Go through the listing and set it down exactly, leaving out its pictures.

========

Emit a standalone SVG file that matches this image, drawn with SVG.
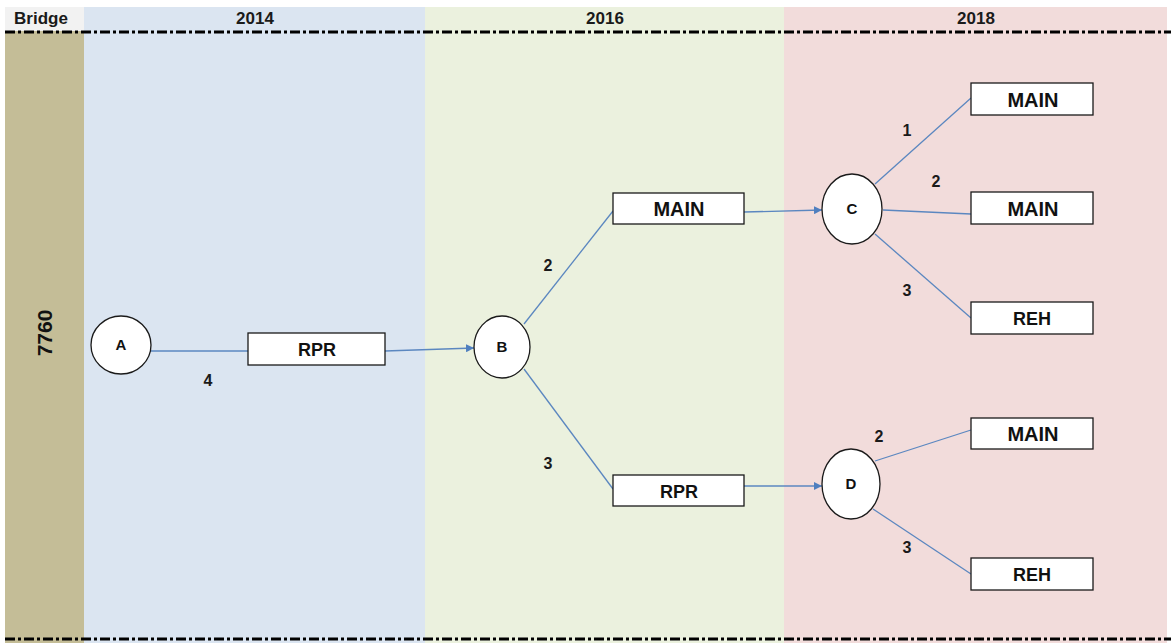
<svg xmlns="http://www.w3.org/2000/svg" width="1171" height="643" viewBox="0 0 1171 643">
  <style>
    .hdr { font-family: "Liberation Sans", Arial, sans-serif; font-weight: bold; font-size: 17px; fill: #1a1a1a; text-anchor: middle; }
    .box { fill: #ffffff; stroke: #1a1a1a; stroke-width: 1.3; }
    .circ { fill: #ffffff; stroke: #1a1a1a; stroke-width: 1.3; }
    .blabel { font-family: "Liberation Sans", Arial, sans-serif; font-weight: bold; font-size: 18px; fill: #111111; text-anchor: middle; }
    .main { font-size: 20px; }
    .idlabel { font-family: "Liberation Sans", Arial, sans-serif; font-weight: bold; font-size: 21px; fill: #111111; text-anchor: middle; }
    .clabel { font-family: "Liberation Sans", Arial, sans-serif; font-weight: bold; font-size: 15px; fill: #111111; text-anchor: middle; }
    .elabel { font-family: "Liberation Sans", Arial, sans-serif; font-weight: bold; font-size: 16px; fill: #1a1a1a; text-anchor: middle; }
    .edge { stroke: #5b87c0; stroke-width: 1.3; fill: none; }
    .dashdot { stroke: #000000; stroke-width: 3; stroke-dasharray: 10 3 3 3; fill: none; }
  </style>
  <defs>
    <marker id="arrow" viewBox="0 0 10 10" refX="10" refY="5" markerWidth="8" markerHeight="8" orient="auto" markerUnits="userSpaceOnUse">
      <path d="M0,0 L10,5 L0,10 z" fill="#4f7fbf"/>
    </marker>
  </defs>

  <!-- background and year columns -->
  <rect x="0" y="0" width="1171" height="643" fill="#ffffff"/>
  <rect x="5" y="7" width="79" height="24" fill="#f2f2f2"/>
  <rect x="5" y="31" width="79" height="612" fill="#c4bd97"/>
  <rect x="84" y="7" width="341" height="636" fill="#dbe5f1"/>
  <rect x="425" y="7" width="359" height="636" fill="#ebf1de"/>
  <rect x="784" y="7" width="383" height="636" fill="#f2dcdb"/>

  <!-- column headers -->
  <text class="hdr" x="41" y="24">Bridge</text>
  <text class="hdr" x="255" y="24">2014</text>
  <text class="hdr" x="605" y="24">2016</text>
  <text class="hdr" x="976" y="24">2018</text>

  <!-- dash-dot rules -->
  <line class="dashdot" x1="5" y1="32" x2="1171" y2="32"/>
  <line class="dashdot" x1="5" y1="639" x2="1171" y2="639"/>

  <!-- bridge id -->
  <text class="idlabel" transform="translate(52,333) rotate(-90)">7760</text>

  <!-- connectors -->
  <g id="connectors">
    <line class="edge" x1="151" y1="351" x2="248" y2="351"/>
    <line class="edge" x1="385" y1="351" x2="474" y2="348" marker-end="url(#arrow)"/>
    <line class="edge" x1="524" y1="324" x2="613" y2="211"/>
    <line class="edge" x1="524" y1="369" x2="613" y2="489"/>
    <line class="edge" x1="744" y1="212" x2="822" y2="210" marker-end="url(#arrow)"/>
    <line class="edge" x1="744" y1="486" x2="822" y2="486" marker-end="url(#arrow)"/>
    <line class="edge" x1="875" y1="184" x2="971" y2="98"/>
    <line class="edge" x1="883" y1="210" x2="971" y2="214"/>
    <line class="edge" x1="875" y1="234" x2="971" y2="318"/>
    <line class="edge" x1="875" y1="461" x2="971" y2="430"/>
    <line class="edge" x1="873" y1="509" x2="971" y2="574"/>
    <text class="elabel" x="208" y="386">4</text>
    <text class="elabel" x="548" y="271">2</text>
    <text class="elabel" x="548" y="469">3</text>
    <text class="elabel" x="907" y="136">1</text>
    <text class="elabel" x="936" y="187">2</text>
    <text class="elabel" x="907" y="296">3</text>
    <text class="elabel" x="879" y="442">2</text>
    <text class="elabel" x="907" y="553">3</text>
  </g>

  <!-- nodes -->
  <g id="node-A">
    <ellipse class="circ" cx="121" cy="345" rx="30" ry="29"/>
    <text class="clabel" x="121" y="350">A</text>
  </g>
  <g id="node-rpr-2014">
    <rect class="box" x="248" y="333" width="137" height="32"/>
    <text class="blabel" x="317" y="356">RPR</text>
  </g>
  <g id="node-B">
    <ellipse class="circ" cx="502" cy="347" rx="28" ry="31"/>
    <text class="clabel" x="502" y="352">B</text>
  </g>
  <g id="node-main-2016">
    <rect class="box" x="613" y="193" width="131" height="31"/>
    <text class="blabel main" x="679" y="216">MAIN</text>
  </g>
  <g id="node-rpr-2016">
    <rect class="box" x="613" y="475" width="131" height="31"/>
    <text class="blabel" x="679" y="498">RPR</text>
  </g>
  <g id="node-C">
    <ellipse class="circ" cx="852" cy="209" rx="30" ry="35"/>
    <text class="clabel" x="852" y="214">C</text>
  </g>
  <g id="node-D">
    <ellipse class="circ" cx="851" cy="484" rx="29" ry="35"/>
    <text class="clabel" x="851" y="489">D</text>
  </g>
  <g id="node-main-c1">
    <rect class="box" x="971" y="83" width="122" height="32"/>
    <text class="blabel main" x="1033" y="107">MAIN</text>
  </g>
  <g id="node-main-c2">
    <rect class="box" x="971" y="192" width="122" height="32"/>
    <text class="blabel main" x="1033" y="216">MAIN</text>
  </g>
  <g id="node-reh-c3">
    <rect class="box" x="971" y="302" width="122" height="32"/>
    <text class="blabel" x="1032" y="325">REH</text>
  </g>
  <g id="node-main-d2">
    <rect class="box" x="971" y="418" width="122" height="31"/>
    <text class="blabel main" x="1033" y="441">MAIN</text>
  </g>
  <g id="node-reh-d3">
    <rect class="box" x="971" y="558" width="122" height="32"/>
    <text class="blabel" x="1032" y="581">REH</text>
  </g>
</svg>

========

# Result of the task
Emit a standalone SVG file that matches this image, drawn with SVG.
<svg xmlns="http://www.w3.org/2000/svg" width="1171" height="643" viewBox="0 0 1171 643">
  <style>
    .hdr { font-family: "Liberation Sans", Arial, sans-serif; font-weight: bold; font-size: 17px; fill: #1a1a1a; text-anchor: middle; }
    .box { fill: #ffffff; stroke: #1a1a1a; stroke-width: 1.3; }
    .circ { fill: #ffffff; stroke: #1a1a1a; stroke-width: 1.3; }
    .blabel { font-family: "Liberation Sans", Arial, sans-serif; font-weight: bold; font-size: 18px; fill: #111111; text-anchor: middle; }
    .main { font-size: 20px; }
    .idlabel { font-family: "Liberation Sans", Arial, sans-serif; font-weight: bold; font-size: 21px; fill: #111111; text-anchor: middle; }
    .clabel { font-family: "Liberation Sans", Arial, sans-serif; font-weight: bold; font-size: 15px; fill: #111111; text-anchor: middle; }
    .elabel { font-family: "Liberation Sans", Arial, sans-serif; font-weight: bold; font-size: 16px; fill: #1a1a1a; text-anchor: middle; }
    .edge { stroke: #5b87c0; stroke-width: 1.3; fill: none; }
    .dashdot { stroke: #000000; stroke-width: 3; stroke-dasharray: 10 3 3 3; fill: none; }
  </style>
  <defs>
    <marker id="arrow" viewBox="0 0 10 10" refX="10" refY="5" markerWidth="8" markerHeight="8" orient="auto" markerUnits="userSpaceOnUse">
      <path d="M0,0 L10,5 L0,10 z" fill="#4f7fbf"/>
    </marker>
  </defs>

  <!-- background and year columns -->
  <rect x="0" y="0" width="1171" height="643" fill="#ffffff"/>
  <rect x="5" y="7" width="79" height="24" fill="#f2f2f2"/>
  <rect x="5" y="31" width="79" height="612" fill="#c4bd97"/>
  <rect x="84" y="7" width="341" height="636" fill="#dbe5f1"/>
  <rect x="425" y="7" width="359" height="636" fill="#ebf1de"/>
  <rect x="784" y="7" width="383" height="636" fill="#f2dcdb"/>

  <!-- column headers -->
  <text class="hdr" x="41" y="24">Bridge</text>
  <text class="hdr" x="255" y="24">2014</text>
  <text class="hdr" x="605" y="24">2016</text>
  <text class="hdr" x="976" y="24">2018</text>

  <!-- dash-dot rules -->
  <line class="dashdot" x1="5" y1="32" x2="1171" y2="32"/>
  <line class="dashdot" x1="5" y1="639" x2="1171" y2="639"/>

  <!-- bridge id -->
  <text class="idlabel" transform="translate(52,333) rotate(-90)">7760</text>

  <!-- connectors -->
  <g id="connectors">
    <line class="edge" x1="151" y1="351" x2="248" y2="351"/>
    <line class="edge" x1="385" y1="351" x2="474" y2="348" marker-end="url(#arrow)"/>
    <line class="edge" x1="524" y1="324" x2="613" y2="211"/>
    <line class="edge" x1="524" y1="369" x2="613" y2="489"/>
    <line class="edge" x1="744" y1="212" x2="822" y2="210" marker-end="url(#arrow)"/>
    <line class="edge" x1="744" y1="486" x2="822" y2="486" marker-end="url(#arrow)"/>
    <line class="edge" x1="875" y1="184" x2="971" y2="98"/>
    <line class="edge" x1="883" y1="210" x2="971" y2="214"/>
    <line class="edge" x1="875" y1="234" x2="971" y2="318"/>
    <line class="edge" x1="875" y1="461" x2="971" y2="430"/>
    <line class="edge" x1="873" y1="509" x2="971" y2="574"/>
    <text class="elabel" x="208" y="386">4</text>
    <text class="elabel" x="548" y="271">2</text>
    <text class="elabel" x="548" y="469">3</text>
    <text class="elabel" x="907" y="136">1</text>
    <text class="elabel" x="936" y="187">2</text>
    <text class="elabel" x="907" y="296">3</text>
    <text class="elabel" x="879" y="442">2</text>
    <text class="elabel" x="907" y="553">3</text>
  </g>

  <!-- nodes -->
  <g id="node-A">
    <ellipse class="circ" cx="121" cy="345" rx="30" ry="29"/>
    <text class="clabel" x="121" y="350">A</text>
  </g>
  <g id="node-rpr-2014">
    <rect class="box" x="248" y="333" width="137" height="32"/>
    <text class="blabel" x="317" y="356">RPR</text>
  </g>
  <g id="node-B">
    <ellipse class="circ" cx="502" cy="347" rx="28" ry="31"/>
    <text class="clabel" x="502" y="352">B</text>
  </g>
  <g id="node-main-2016">
    <rect class="box" x="613" y="193" width="131" height="31"/>
    <text class="blabel main" x="679" y="216">MAIN</text>
  </g>
  <g id="node-rpr-2016">
    <rect class="box" x="613" y="475" width="131" height="31"/>
    <text class="blabel" x="679" y="498">RPR</text>
  </g>
  <g id="node-C">
    <ellipse class="circ" cx="852" cy="209" rx="30" ry="35"/>
    <text class="clabel" x="852" y="214">C</text>
  </g>
  <g id="node-D">
    <ellipse class="circ" cx="851" cy="484" rx="29" ry="35"/>
    <text class="clabel" x="851" y="489">D</text>
  </g>
  <g id="node-main-c1">
    <rect class="box" x="971" y="83" width="122" height="32"/>
    <text class="blabel main" x="1033" y="107">MAIN</text>
  </g>
  <g id="node-main-c2">
    <rect class="box" x="971" y="192" width="122" height="32"/>
    <text class="blabel main" x="1033" y="216">MAIN</text>
  </g>
  <g id="node-reh-c3">
    <rect class="box" x="971" y="302" width="122" height="32"/>
    <text class="blabel" x="1032" y="325">REH</text>
  </g>
  <g id="node-main-d2">
    <rect class="box" x="971" y="418" width="122" height="31"/>
    <text class="blabel main" x="1033" y="441">MAIN</text>
  </g>
  <g id="node-reh-d3">
    <rect class="box" x="971" y="558" width="122" height="32"/>
    <text class="blabel" x="1032" y="581">REH</text>
  </g>
</svg>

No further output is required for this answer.